Quizá lo más doloroso de todo esto no es que la Iglesia intente censurar, sino que lo logre. Que en pleno siglo XXI, con todas las herramientas legales, democráticas y tecnológicas disponibles, todavía tengamos que ver cómo se apagan conciertos, se silencian artistas y se castiga la disidencia creativa por culpa de instituciones que deberían estar rindiendo cuentas, no dando sermones.

La escena del rock, del metal, del arte independiente en México y Colombia lleva años desangrándose. No solo por la corrupción de las entidades culturales, que siguen entregando presupuestos públicos a las mismas redes clientelistas, a los mismos eventos tibios y domesticados, sino por la ignorancia de sectores que nunca entendieron que el arte no existe para adorar al poder, sino para cuestionarlo. Por eso les duele. Por eso lo persiguen.
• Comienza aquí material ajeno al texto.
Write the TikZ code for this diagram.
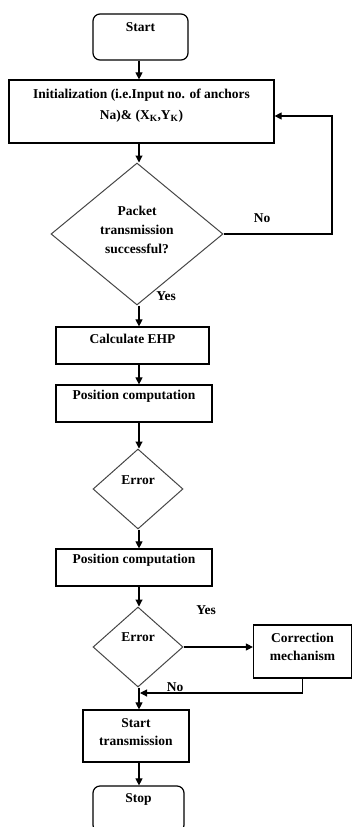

Porque el rock aún representa una amenaza, aunque lo hayan intentado desactivar desde dentro.

Pero si hay algo que deberíamos estar cuestionando, si hay algo que verdaderamente merece censura —una censura social, ética y política— es la historia criminal de una institución que ha quemado mujeres en hogueras por pensar diferente, que ha saqueado civilizaciones enteras en nombre de su dios, que ha condenado libros, perseguido científicos, impuesto dictaduras morales y callado generaciones de voces.

¿Vamos a seguir permitiendo que esa misma institución decida qué podemos oír, qué podemos ver, a quién podemos aplaudir? ¿Vamos a permitir que los que torturaron a Galileo, colonizaron América, asesinaron a miles en las cruzadas y la inquisición, manipularon la verdad, quemaron brujas y libros, escondieron pederastas y callaron víctimas vengan ahora a darnos clases de moral y a cancelar festivales de metal?

Si algo necesita una revisión profunda y una sanción real, no son los artistas, no son los músicos, no son los conciertos. Es esa Iglesia que durante siglos ha sido juez y verdugo, y que ahora pretende jugar a la víctima para seguir dictando normas en sociedades que se pretenden libres. Tal vez, después de todo, el verdadero peligro para la juventud no son las letras oscuras ni las guitarras distorsionadas, sino las sotanas que aún pretenden controlar el pensamiento.